Term time came around and students returned en masse to the university. For Honora, Lee and Ella this was to be their final year. On the first day of the new term Ella called around at the professor’s house to deliver her dreamwork notes. The door was answered by his cleaning lady, who told Ella that the professor had been taken to hospital and was in the coronary unit.
Burns was sat up in bed, propped by a mound of pillows, smiling faintly.
"How did I know you would come?"
"Has no one else been ? " asked Ella.
Burns shrugged. "I just hoped one of you would come."
"They told me I could only see you for a few minutes. The others will come when they hear that you've been brought in like this. Is there someone to get things for you? I mean I know there isn't, what I'm saying is, can I get anything . . . ?"
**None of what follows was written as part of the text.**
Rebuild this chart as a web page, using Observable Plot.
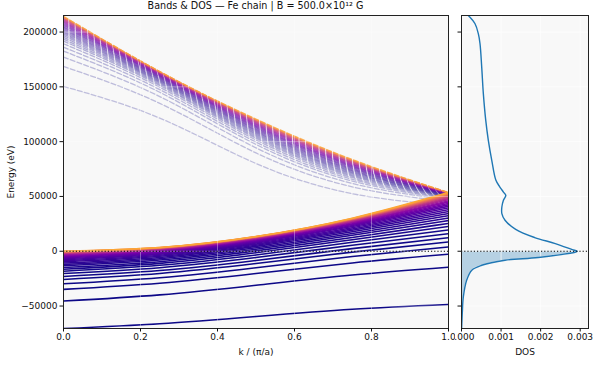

Burns seemed to have barely enough strength to turn his head. He opened and closed his mouth but no words came out. Then he beckoned her to come closer, and as she leaned forward he grasped her wrist with surprising force. He spoke in a hoarse whisper. "I was dreaming. Dreaming of Lilly. My wife, you remember I told you about her that day by the lake? My lovely wife. You were teasing me, remember? Lilly."
"Yes, I remember you telling us about her."
"Listen to me. I was dreaming of Lilly. She kissed me and she gave me a telling-off. She said I was to leave you young people alone."
Ella shook her head. She was a little frightened by his intensity.
"Listen, Ella. I'm very happy with what we achieved but I would like the dreaming to stop now. Lilly's right, as usual. She's right. I want you to tell the others that it has gone far enough and that now it should stop." He let go of her wrist, his own hand falling onto the bed.
"I don't understand, Professor. Is there anything wrong with what we do?"
"Just understand that I don't want you to continue."
"We wouldn't unless you wanted us to."
"That's right. Now I'd like to sleep."
"I'll come tomorrow." But she wasn't sure if he was already asleep.
Ella returned to the campus and to Lee’s room. They climbed into bed, talking about Burns. At some time during the dark hours close to morning Ella dreamed—and knew that she was dreaming—that Burns came through the door of their room. His right arm was stretched out towards her, his palm open, and he said:
He hath awakened from the dream of life.
In the morning Ella phoned the hospital, and an anonymous voice confirmed what she already knew.